Within the first couple of weeks he amazed me with his ability to learn technical concepts very fast. Though I have to often work on his retention and memorizing capabilities, but nonetheless I have to applaud his efforts and learning abilities. Our class takes places at a corner table in a room which is shared by other younger kids for their afternoon activities and games. Though the room gets noisy sometimes, but my student and I are so focused on our work that we rarely get distracted.
In about ten or twelve classes, he has picked up the basics of Computer and has started working on Word Processing software. I feel this is quite an achievement. I am happy to make a small difference in the life of this smart boy who without the intervention of Gubbachi would perhaps have been lost in oblivion.
"Can I Beat my own score"

On Nov 14th I participated in the Children’s Day celebration. The day was filled with various games, activities, music and food and the children of Gubbachi and the Government School, Kodathi (where the first centre of Gubbachi is located) had a lot fun. I could also meet and connect with other volunteers who were there to support. What struck me was the care and affection with which all the kids were handled. The kids hugged their teachers and though everything was getting done in a very disciplined and orderly manner, there was no need of any rebuke or harsh words. What prevailed was absolute harmony, smiles, joy, fun, love and affection. I am sure this is not a school where there are dropouts or absentees but a school where every student waits to come, have fun, and learn.

Wednesday, 2 August 2017

Series: Stories untold! - Story #2

-Adity Roy (Writer Volunteer)

Vijay Kumar.

13 year old Vijay Kumar is the eldest of four siblings. The son of a migrant laborer, Vijay moved to Bangalore with his family two years ago for better opportunities. Vijay’s father, Ashish Mahato made a choice. He decided to stay on in the city and provide a better life for his family than move back to his hometown Samastipur, in Bihar, when his first painting contract in the city was over.

Samastipur is one of the districts in India with a high male-out migration.

And that perhaps decision is what changed the fortunes for his son Vijay. That and Gubbachi who took him under their fold. You will be quite taken aback with the fluency with which he speaks the English language and the sincerity with which he does his school work- whether it is arithmetic, languages or environmental science.

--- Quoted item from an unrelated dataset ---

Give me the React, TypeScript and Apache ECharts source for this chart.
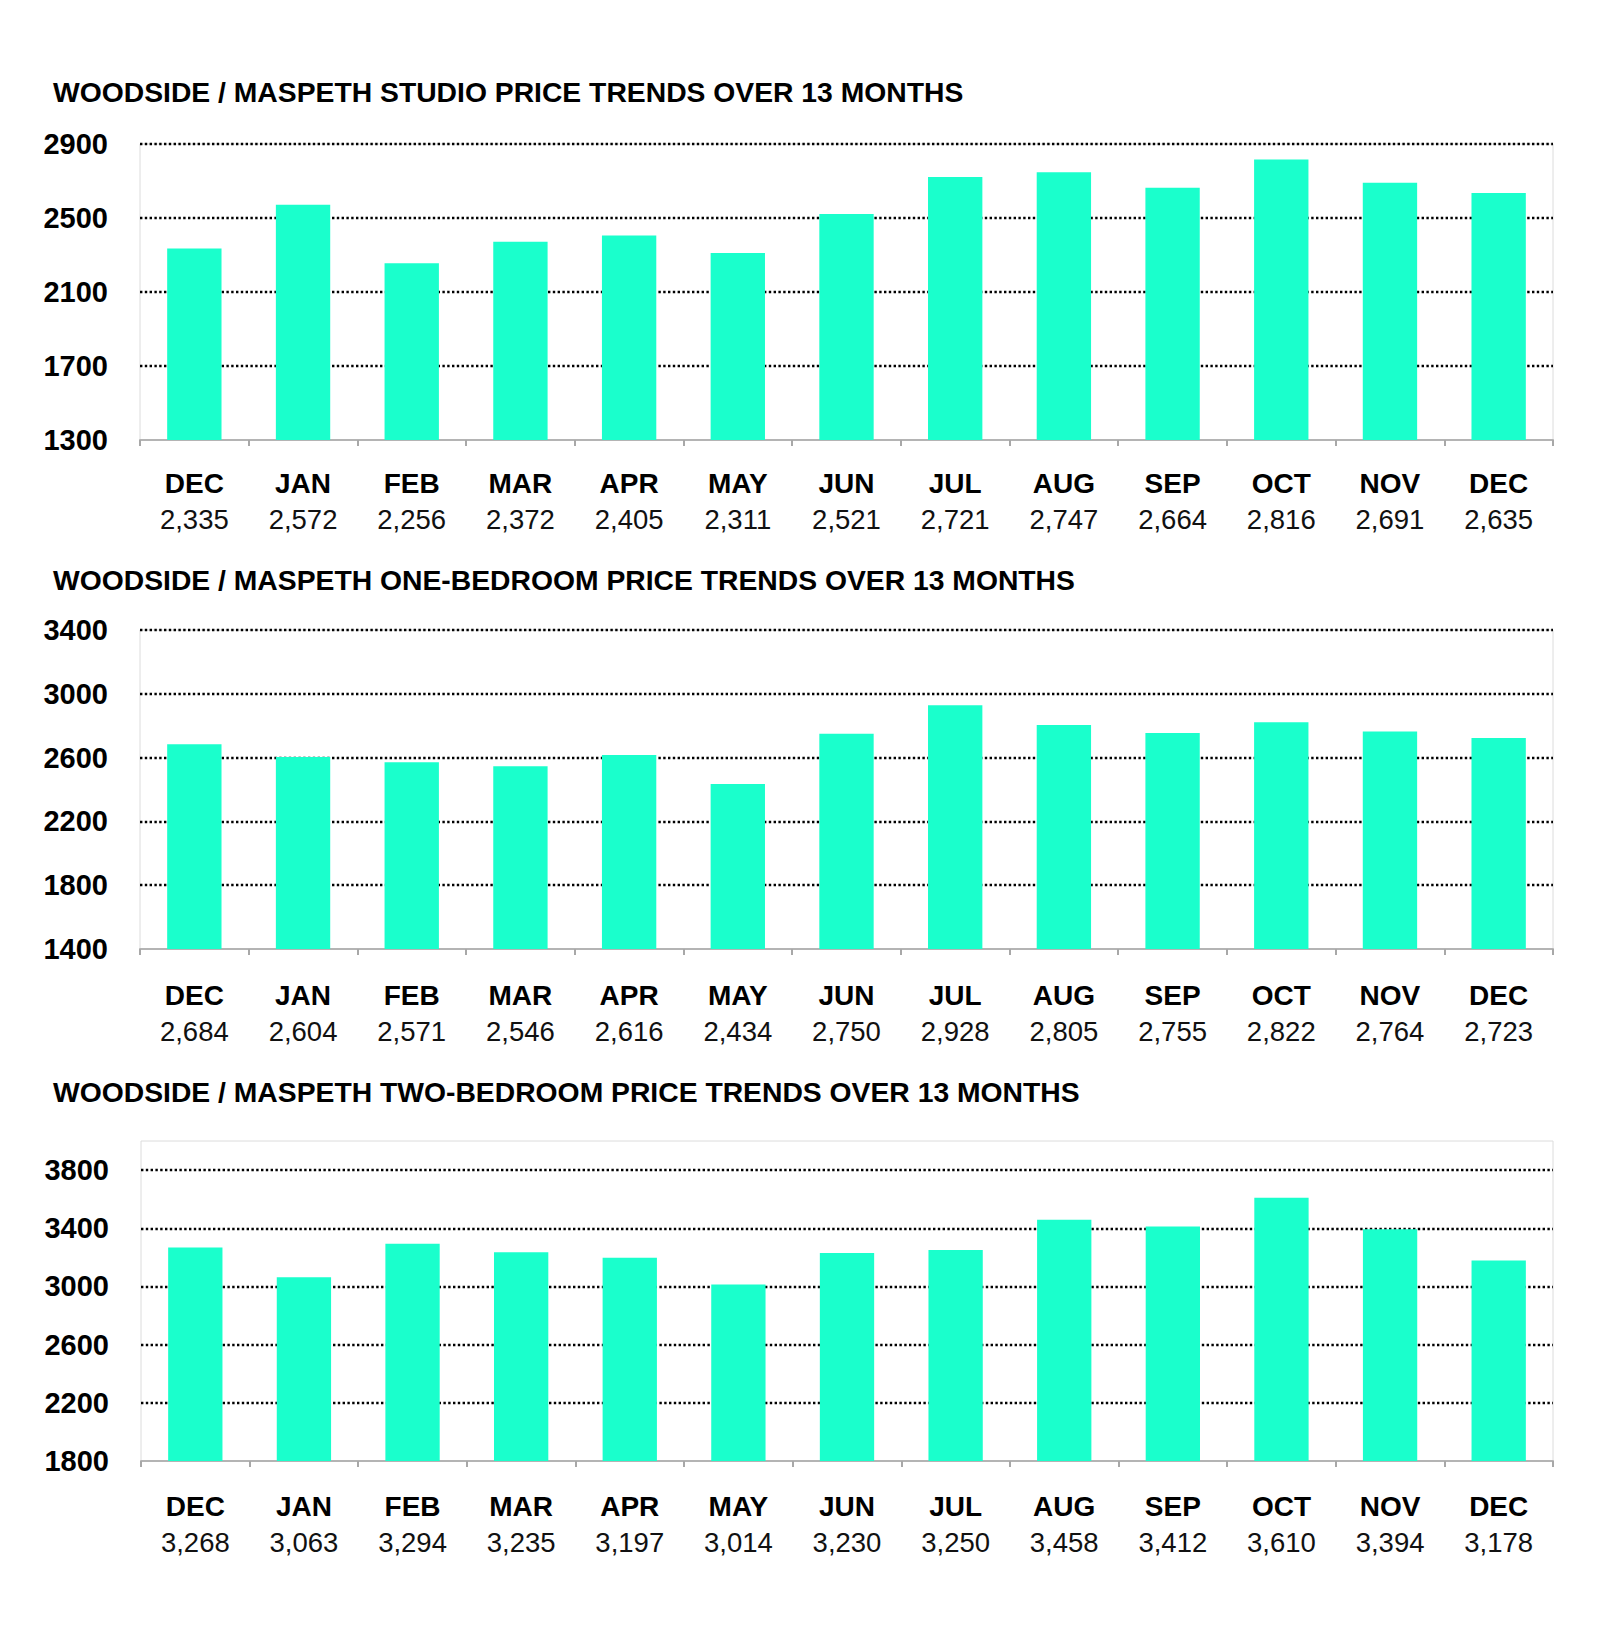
import React, { useEffect, useRef } from "react";
import * as echarts from "echarts";

const months = ["DEC", "JAN", "FEB", "MAR", "APR", "MAY", "JUN", "JUL", "AUG", "SEP", "OCT", "NOV", "DEC"];
const studioValues = [2335, 2572, 2256, 2372, 2405, 2311, 2521, 2721, 2747, 2664, 2816, 2691, 2635];
const oneBedValues = [2684, 2604, 2571, 2546, 2616, 2434, 2750, 2928, 2805, 2755, 2822, 2764, 2723];
const twoBedValues = [3268, 3063, 3294, 3235, 3197, 3014, 3230, 3250, 3458, 3412, 3610, 3394, 3178];

const titles = [
  "WOODSIDE / MASPETH STUDIO PRICE TRENDS OVER 13 MONTHS",
  "WOODSIDE / MASPETH ONE-BEDROOM PRICE TRENDS OVER 13 MONTHS",
  "WOODSIDE / MASPETH TWO-BEDROOM PRICE TRENDS OVER 13 MONTHS",
];
const yMins = [1300, 1400, 1800];
const yMaxs = [2900, 3400, 4000];
const yInterval = 400;

const BAR = "#1AFFCC";
const FONT = "'Liberation Sans', Arial, sans-serif";

const fmt = (n: number) => n.toLocaleString("en-US");

export default function App() {
  const ref = useRef<HTMLDivElement>(null);
  useEffect(() => {
    document.body.style.margin = "0";
    if (!ref.current) return;
    const chart = echarts.init(ref.current, undefined, { renderer: "svg" });
    const seriesData = [studioValues, oneBedValues, twoBedValues];
    const grids = [
      { left: 140, top: 144, width: 1413, height: 296 },
      { left: 140, top: 630, width: 1413, height: 319 },
      { left: 141, top: 1141, width: 1412, height: 320 },
    ];
    const titleTops = [78, 566, 1078];
    const labelMargins = [25, 28, 27];

    const option: any = {
      animation: false,
      backgroundColor: "#ffffff",
      title: titles.map((t, i) => ({
        text: t,
        left: 53,
        top: titleTops[i],
        padding: 0,
        textStyle: { fontFamily: FONT, fontWeight: "bold", fontSize: 28.3, color: "#000" },
      })),
      grid: grids.map((g) => ({
        ...g,
        show: true,
        borderColor: "#dcdcdc",
        borderWidth: 1,
        backgroundColor: "transparent",
      })),
      xAxis: seriesData.map((vals, i) => ({
        type: "category",
        gridIndex: i,
        data: months,
        axisLine: { show: true, lineStyle: { color: "#b4b4b4", width: 2 } },
        axisTick: { show: true, length: 6, lineStyle: { color: "#a8a8a8", width: 2 } },
        axisLabel: {
          margin: labelMargins[i],
          interval: 0,
          formatter: (value: string, idx: number) => `{m|${value}}\n{v|${fmt(vals[idx])}}`,
          rich: {
            m: { fontFamily: FONT, fontWeight: "bold", fontSize: 28, color: "#000", lineHeight: 36 },
            v: { fontFamily: FONT, fontSize: 27.5, color: "#111", lineHeight: 36 },
          },
        },
      })),
      yAxis: seriesData.map((_, i) => ({
        type: "value",
        gridIndex: i,
        min: yMins[i],
        max: yMaxs[i],
        interval: yInterval,
        axisLine: { show: false },
        axisTick: { show: false },
        axisLabel: {
          margin: 32,
          showMaxLabel: i !== 2,
          formatter: (v: number) => String(v),
          fontFamily: FONT,
          fontWeight: "bold",
          fontSize: 29,
          color: "#000",
        },
        splitLine: {
          show: true,
          showMinLine: false,
          showMaxLine: i !== 2,
          lineStyle: { color: "#000", width: 2.4, type: [2.4, 2.4] },
        },
      })),
      series: seriesData.map((vals, i) => ({
        type: "bar",
        xAxisIndex: i,
        yAxisIndex: i,
        data: vals,
        barWidth: "50%",
        itemStyle: { color: BAR },
      })),
    };
    chart.setOption(option);
    return () => chart.dispose();
  }, []);
  return <div ref={ref} style={{ width: 1600, height: 1641 }} />;
}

He his well-behaved mannered and his smile- a complete winner!

One of the founder members of Gubbachi says, “Vijay is a natural learner, we are there only to facilitate his learning. He absorbs a lot on his own and goes deeper questioning ideas at various levels, and their relevance to society and impact on the environment”. She goes on to explain that in a lesson on water, Vijay questioned the relevance of the burden city life creates on natural resources like water, and how if more people found contentment and livelihoods in rural areas, the cities would be less burdened.

A typical day for Vijay begins with waking up, filing up water for the day, getting ready for school, then getting all his younger siblings ready and finally trotting the 10 minute walk to the nearby government school where Gubbachi runs a centre. In the evening, he completes his homework and then helps his siblings with theirs and is in time to catch his favourite serial on the telly, Balbir and Rani Pari. He likes life here better than his hometown, but is nostalgic. “We have a TV at the rented place we stay at and better food too, but I miss my cousins and uncles at the village. But when summer holidays come, it’s such fun right from the time we board the train to when we reach home and meet all our family. Sometimes there is no place to sit but the excitement of going back home makes all that an adventure”.

He’s sure he wants to study “lots” - just doesn’t know how much that is. But is sure he does not want a hard life as his painter father. His mother Rohini is a cook in the nearby apartment. He wants to be able to give his parents and his siblings a better life someday and he believes that his education is going to take him there.

Series : Stroies Untold! Story #1


She’s got a winsome smile and her neat little pigtails outline her face where the eyes take in everything about you. That’s Prema for you, an exuberant and bright fifth standard kid that Gubbachi has taken under their fold.

Every little child here at Gubbachi has an incredible story waiting to be told.

Orphaned at a very young age, the youngest of four siblings, Prema lived with her maternal grandmother at Yadgiri, one of the most backward districts of Karnataka, till six months ago. When her grandmother passed away, homeless and hungry her elder brother decided to move to Bengaluru with her elder sister hoping to find a job as a construction laborer in the ever-booming construction city. One of the sisters remained at Yadgiri working as a flower girl and fending for herself.

“I used to go to a government school in Yadgiri; but I had to stop when my brother couldn’t afford to even buy my books or uniform. We had a small shop at Yadgiri where we sold biscuits, chocolates and such stuff. When my schooling stopped I used to keep practicing my reading by reading the wrappers of biscuits and chocolates. However, we had to shut shop as it was not sustainable and moved to Bengaluru”.

Prema joined Gubbachi six months ago and has been bridged into the adjoining government school successfully. Her fears remain that one day when the construction site is completed she will be moved again. Her elder sister works with the maintenance team of a completed building and she even gets to stay in a shed close to the school.

At the moment, the security of a roof above her head, however temporary it may be, a school to come to where the world is a journey in discovery for her; friends she plays with forgetting all her insecurities; and the Gubbachi team who encourage and instill confidence in her, allows her to dream big. “I want to be able to study forever, go to college and then someday become a doctor” says she.

The incredible thirst for knowledge and the understanding that education is a game changer, has perhaps allowed children like Prema to nurse dreams.